* start Entries provided *
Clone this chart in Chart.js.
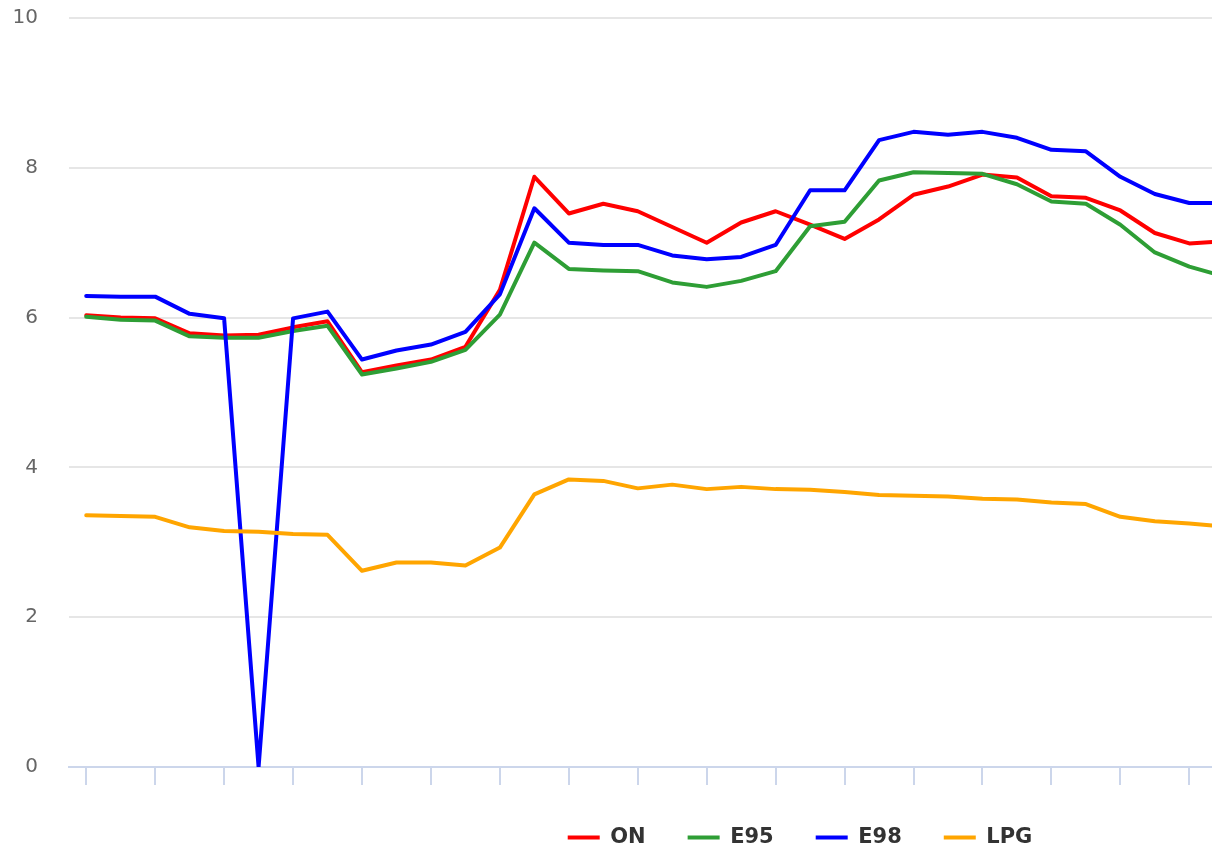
<!DOCTYPE html>
<html>
<head>
<meta charset="utf-8">
<script src="https://cdn.jsdelivr.net/npm/chart.js@4.4.1/dist/chart.umd.min.js"></script>
<style>
  html, body { margin: 0; padding: 0; background: #ffffff; overflow: hidden; }
  #wrap { width: 1212px; height: 853px; overflow: hidden; }
</style>
</head>
<body>
<div id="wrap"><canvas id="fuelChart" width="1587" height="853"></canvas></div>
<script>
// categories (x labels are not shown on the chart)
const categories = ['1', '2', '3', '4', '5', '6', '7', '8', '9', '10', '11', '12', '13', '14', '15', '16', '17',
                    '18', '19', '20', '21', '22', '23', '24', '25', '26', '27', '28', '29', '30', '31', '32', '33', '34'];

const onValues  = [6.03, 6.00, 5.99, 5.79, 5.76, 5.77, 5.87, 5.95, 5.27, 5.36, 5.44, 5.61, 6.37, 7.88, 7.39, 7.52, 7.42,
                   7.21, 7.00, 7.27, 7.42, 7.24, 7.05, 7.31, 7.64, 7.75, 7.91, 7.87, 7.62, 7.60, 7.43, 7.13, 6.99, 7.02];
const e95Values = [6.01, 5.97, 5.96, 5.75, 5.73, 5.73, 5.82, 5.89, 5.24, 5.32, 5.41, 5.57, 6.04, 7.00, 6.65, 6.63, 6.62,
                   6.47, 6.41, 6.49, 6.62, 7.22, 7.28, 7.83, 7.94, 7.93, 7.92, 7.78, 7.55, 7.52, 7.24, 6.87, 6.68, 6.55];
const e98Values = [6.29, 6.28, 6.28, 6.05, 5.99, 0, 5.99, 6.08, 5.44, 5.56, 5.64, 5.81, 6.31, 7.46, 7.00, 6.97, 6.97,
                   6.83, 6.78, 6.81, 6.97, 7.70, 7.70, 8.37, 8.48, 8.44, 8.48, 8.40, 8.24, 8.22, 7.88, 7.65, 7.53, 7.53];
const lpgValues = [3.36, 3.35, 3.34, 3.20, 3.15, 3.14, 3.11, 3.10, 2.62, 2.73, 2.73, 2.69, 2.93, 3.64, 3.84, 3.82, 3.72,
                   3.77, 3.71, 3.74, 3.71, 3.70, 3.67, 3.63, 3.62, 3.61, 3.58, 3.57, 3.53, 3.51, 3.34, 3.28, 3.25, 3.21];

const yMin = 0;
const yMax = 10;
const yStep = 2;

document.addEventListener('DOMContentLoaded', function() {
    Chart.defaults.font.family = '"DejaVu Sans", sans-serif';

    // legend sits lower than its label padding alone would give
    const legendHeight = {
        id: 'legendHeight',
        beforeInit(chart) {
            const fit = chart.legend.fit;
            chart.legend.fit = function() {
                fit.bind(chart.legend)();
                this.height = 68;
            };
        }
    };

    function line(label, data, color, order) {
        return {
            label: label,
            data: data,
            borderColor: color,
            backgroundColor: color,
            borderWidth: 4,
            pointRadius: 0,
            pointHoverRadius: 0,
            tension: 0,
            borderJoinStyle: 'round',
            borderCapStyle: 'round',
            fill: false,
            order: order,
            yAxisID: 'y'
        };
    }

    const ctx = document.getElementById('fuelChart');
    new Chart(ctx, {
        type: 'line',
        data: {
            labels: categories,
            datasets: [
                line('ON', onValues, '#ff0000', 4),
                line('E95', e95Values, '#2e9e35', 3),
                line('E98', e98Values, '#0000ff', 2),
                line('LPG', lpgValues, '#ffa500', 1)
            ]
        },
        options: {
            responsive: false,
            animation: false,
            layout: { padding: { left: 13, top: 18, right: 0, bottom: 0 } },
            plugins: {
                tooltip: { enabled: false },
                legend: {
                    position: 'bottom',
                    labels: {
                        usePointStyle: true,
                        pointStyle: 'line',
                        pointStyleWidth: 32,
                        padding: 42,
                        color: '#333333',
                        font: { size: 21, weight: 'bold' },
                        sort: (a, b) => a.datasetIndex - b.datasetIndex
                    }
                }
            },
            scales: {
                x: {
                    type: 'category',
                    offset: true,
                    ticks: { display: false },
                    grid: {
                        display: true,
                        drawOnChartArea: false,
                        drawTicks: true,
                        tickLength: 18,
                        lineWidth: 2,
                        color: c => c.index % 2 === 0 ? '#ccd6eb' : 'rgba(0,0,0,0)'
                    },
                    border: { display: true, color: '#ccd6eb', width: 2 }
                },
                y: {
                    position: 'left',
                    min: yMin,
                    max: yMax,
                    ticks: {
                        stepSize: yStep,
                        padding: 31,
                        color: '#666666',
                        font: { size: 20 }
                    },
                    grid: {
                        drawTicks: false,
                        lineWidth: 2,
                        color: c => c.tick && c.tick.value === 0 ? 'rgba(0,0,0,0)' : '#e6e6e6'
                    },
                    border: { display: false },
                    afterFit: function(scale) {
                        scale.width = 56;
                        scale.paddingTop = 0;
                        scale.paddingBottom = 0;
                    }
                },
                // empty axis on the right: the plot runs past the visible window
                spacer: {
                    type: 'linear',
                    position: 'right',
                    display: true,
                    ticks: { display: false },
                    grid: { display: false, drawTicks: false },
                    border: { display: false },
                    afterFit: function(scale) { scale.width = 346; }
                }
            }
        },
        plugins: [legendHeight]
    });
});
</script>
</body>
</html>
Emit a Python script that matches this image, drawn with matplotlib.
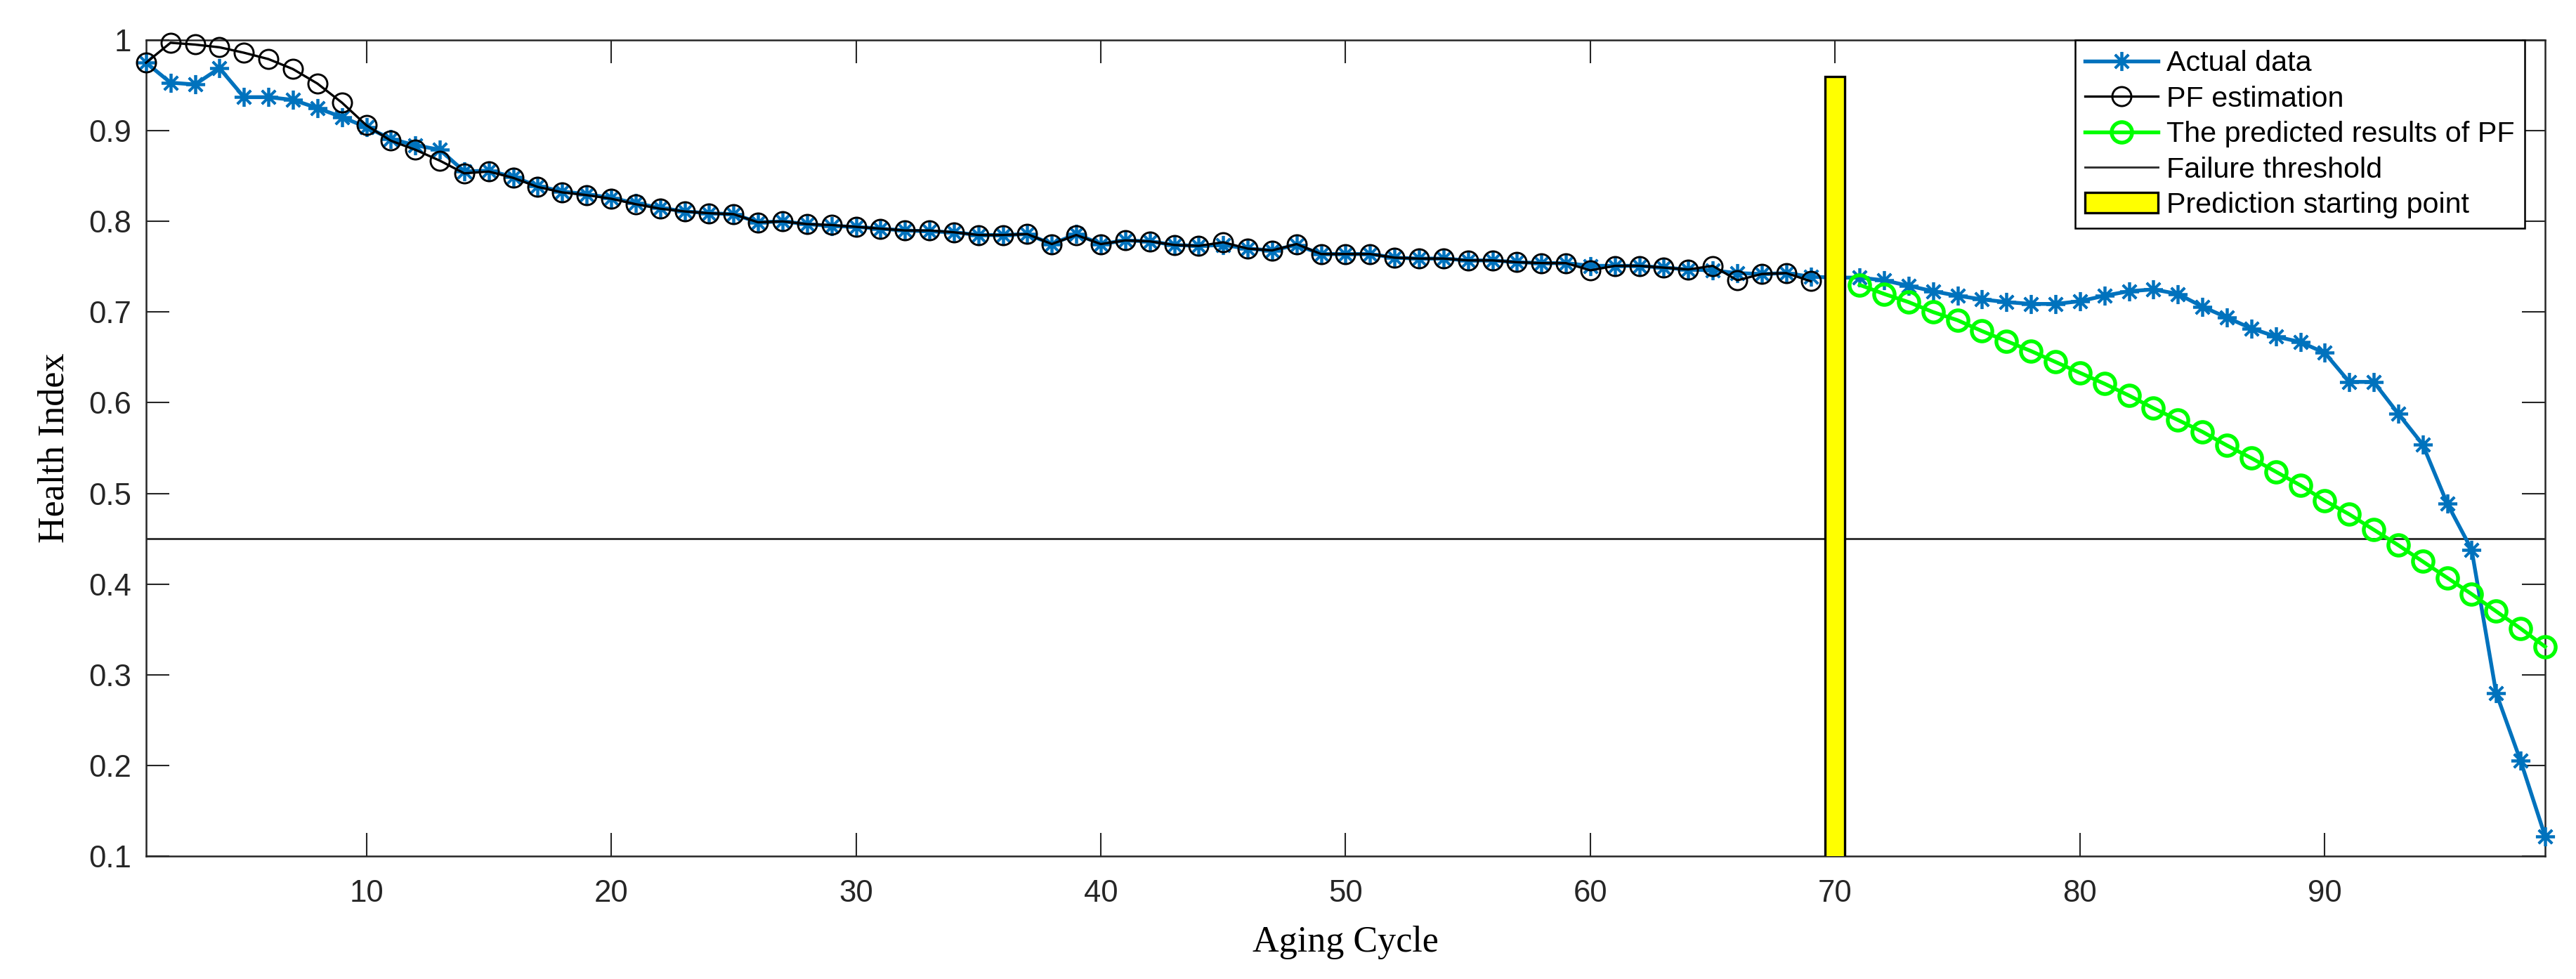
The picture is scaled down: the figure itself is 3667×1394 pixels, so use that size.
import numpy as np
import matplotlib
matplotlib.use("Agg")
import matplotlib.pyplot as plt

cycles = np.arange(1, 100)
actual = [0.975, 0.953, 0.951, 0.969, 0.937, 0.937, 0.934, 0.925, 0.915, 0.904,
          0.891, 0.884, 0.879, 0.855, 0.856, 0.849, 0.839, 0.833, 0.830, 0.826,
          0.820, 0.815, 0.811, 0.809, 0.808, 0.799, 0.800, 0.797, 0.795, 0.794,
          0.792, 0.790, 0.789, 0.788, 0.785, 0.785, 0.786, 0.775, 0.786, 0.775,
          0.779, 0.778, 0.774, 0.773, 0.774, 0.770, 0.768, 0.774, 0.764, 0.764,
          0.764, 0.760, 0.759, 0.759, 0.757, 0.757, 0.755, 0.754, 0.754, 0.751,
          0.751, 0.751, 0.749, 0.747, 0.746, 0.743, 0.742, 0.743, 0.739, 0.738,
          0.738, 0.735, 0.729, 0.723, 0.718, 0.714, 0.711, 0.709, 0.709, 0.712,
          0.718, 0.723, 0.725, 0.720, 0.706, 0.694, 0.682, 0.673, 0.667, 0.655,
          0.623, 0.623, 0.588, 0.554, 0.489, 0.438, 0.280, 0.205, 0.122]

pf_cycles = np.arange(1, 70)
pf_est = [0.975, 0.997, 0.995, 0.992, 0.986, 0.979, 0.968, 0.952, 0.931, 0.906,
          0.889, 0.879, 0.867, 0.853, 0.855, 0.848, 0.838, 0.832, 0.829, 0.825,
          0.819, 0.814, 0.811, 0.809, 0.808, 0.799, 0.800, 0.797, 0.796, 0.794,
          0.792, 0.790, 0.790, 0.788, 0.785, 0.785, 0.786, 0.775, 0.785, 0.775,
          0.779, 0.778, 0.774, 0.773, 0.777, 0.770, 0.768, 0.775, 0.764, 0.764,
          0.764, 0.760, 0.759, 0.759, 0.757, 0.757, 0.755, 0.754, 0.754, 0.746,
          0.751, 0.751, 0.749, 0.747, 0.751, 0.735, 0.742, 0.743, 0.734]

pred_cycles = np.arange(71, 100)
pf_pred = [0.730, 0.720, 0.711, 0.700, 0.691, 0.679, 0.668, 0.657, 0.645, 0.633,
           0.621, 0.608, 0.594, 0.581, 0.568, 0.553, 0.539, 0.524, 0.509, 0.492,
           0.477, 0.460, 0.443, 0.425, 0.407, 0.389, 0.370, 0.351, 0.331]

threshold = 0.45
start_point = 70
start_height = 0.96

xticks = [10, 20, 30, 40, 50, 60, 70, 80, 90]
yticks = [0.1, 0.2, 0.3, 0.4, 0.5, 0.6, 0.7, 0.8, 0.9, 1.0]
ytick_labels = ["0.1", "0.2", "0.3", "0.4", "0.5", "0.6", "0.7", "0.8", "0.9", "1"]

fig = plt.figure(figsize=(3667 / 300, 1394 / 300), dpi=300)
ax = fig.add_axes([0.0567, 0.1255, 0.9313, 0.8336])

ax.plot(cycles, actual, color="#0072BD", lw=1.3, marker=(8, 2, 0), ms=6.5,
        mew=0.9, label="Actual data", zorder=3, clip_on=False)
ax.plot(pf_cycles, pf_est, color="black", lw=0.8, marker="o", ms=6.5,
        mfc="none", mew=0.7, label="PF estimation", zorder=4, clip_on=False)
ax.plot(pred_cycles, pf_pred, color="#00FF00", lw=1.3, marker="o", ms=7,
        mfc="none", mew=1.3, label="The predicted results of PF", zorder=4,
        clip_on=False)
ax.axhline(threshold, color="#303030", lw=0.7, label="Failure threshold", zorder=2)
ax.bar([start_point], [start_height], width=0.8, bottom=0, color="#FFFF00",
       edgecolor="black", linewidth=0.8, label="Prediction starting point", zorder=5)

ax.set_xlim(1, 99)
ax.set_ylim(0.1, 1.0)
ax.set_xticks(xticks)
ax.set_yticks(yticks)
ax.set_yticklabels(ytick_labels)
for lab in ax.get_xticklabels() + ax.get_yticklabels():
    lab.set_fontfamily("Liberation Sans")
    lab.set_fontsize(10.5)
    lab.set_color("#262626")
ax.tick_params(axis="both", direction="in", length=8, width=0.5,
               top=True, right=True, colors="#262626")
ax.tick_params(axis="x", pad=8)
ax.tick_params(axis="y", pad=5)
for s in ax.spines.values():
    s.set_linewidth(0.6)
    s.set_color("#262626")

ax.set_xlabel("Aging Cycle", fontfamily="Liberation Serif", fontsize=12.5, labelpad=6)
ax.set_ylabel("Health Index", fontfamily="Liberation Serif", fontsize=12.5, labelpad=6)

leg = ax.legend(loc="upper right", bbox_to_anchor=(0.9915, 1.0), borderaxespad=0,
                prop={"family": "Liberation Sans", "size": 9.9},
                fancybox=False, framealpha=1, edgecolor="black",
                handlelength=2.5, handletextpad=0.3, labelspacing=0.3,
                borderpad=0.35)
leg.get_frame().set_linewidth(0.6)
leg.set_zorder(10)

fig.savefig("out.png", dpi=300)
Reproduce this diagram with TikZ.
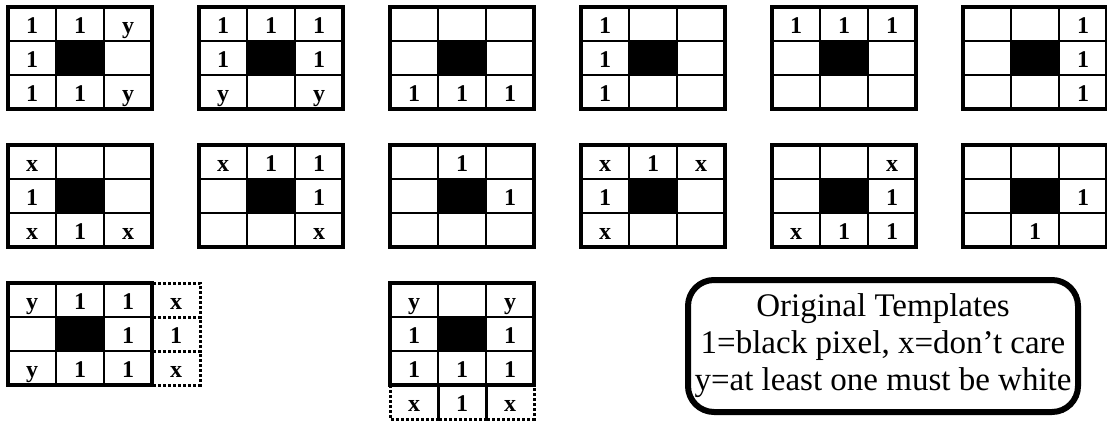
* end Entries provided *
### Exercise directions:
Among the records above, extract exactly the lines from the line with "The picture is" to the line with "0.477, 0.460, 0.443, 0.425, 0.407, 0.389, 0.370, 0.351, 0.331]", both lines included, and leave out the rest.

### Response to this task:
The picture is scaled down: the figure itself is 3667×1394 pixels, so use that size.
import numpy as np
import matplotlib
matplotlib.use("Agg")
import matplotlib.pyplot as plt

cycles = np.arange(1, 100)
actual = [0.975, 0.953, 0.951, 0.969, 0.937, 0.937, 0.934, 0.925, 0.915, 0.904,
          0.891, 0.884, 0.879, 0.855, 0.856, 0.849, 0.839, 0.833, 0.830, 0.826,
          0.820, 0.815, 0.811, 0.809, 0.808, 0.799, 0.800, 0.797, 0.795, 0.794,
          0.792, 0.790, 0.789, 0.788, 0.785, 0.785, 0.786, 0.775, 0.786, 0.775,
          0.779, 0.778, 0.774, 0.773, 0.774, 0.770, 0.768, 0.774, 0.764, 0.764,
          0.764, 0.760, 0.759, 0.759, 0.757, 0.757, 0.755, 0.754, 0.754, 0.751,
          0.751, 0.751, 0.749, 0.747, 0.746, 0.743, 0.742, 0.743, 0.739, 0.738,
          0.738, 0.735, 0.729, 0.723, 0.718, 0.714, 0.711, 0.709, 0.709, 0.712,
          0.718, 0.723, 0.725, 0.720, 0.706, 0.694, 0.682, 0.673, 0.667, 0.655,
          0.623, 0.623, 0.588, 0.554, 0.489, 0.438, 0.280, 0.205, 0.122]

pf_cycles = np.arange(1, 70)
pf_est = [0.975, 0.997, 0.995, 0.992, 0.986, 0.979, 0.968, 0.952, 0.931, 0.906,
          0.889, 0.879, 0.867, 0.853, 0.855, 0.848, 0.838, 0.832, 0.829, 0.825,
          0.819, 0.814, 0.811, 0.809, 0.808, 0.799, 0.800, 0.797, 0.796, 0.794,
          0.792, 0.790, 0.790, 0.788, 0.785, 0.785, 0.786, 0.775, 0.785, 0.775,
          0.779, 0.778, 0.774, 0.773, 0.777, 0.770, 0.768, 0.775, 0.764, 0.764,
          0.764, 0.760, 0.759, 0.759, 0.757, 0.757, 0.755, 0.754, 0.754, 0.746,
          0.751, 0.751, 0.749, 0.747, 0.751, 0.735, 0.742, 0.743, 0.734]

pred_cycles = np.arange(71, 100)
pf_pred = [0.730, 0.720, 0.711, 0.700, 0.691, 0.679, 0.668, 0.657, 0.645, 0.633,
           0.621, 0.608, 0.594, 0.581, 0.568, 0.553, 0.539, 0.524, 0.509, 0.492,
           0.477, 0.460, 0.443, 0.425, 0.407, 0.389, 0.370, 0.351, 0.331]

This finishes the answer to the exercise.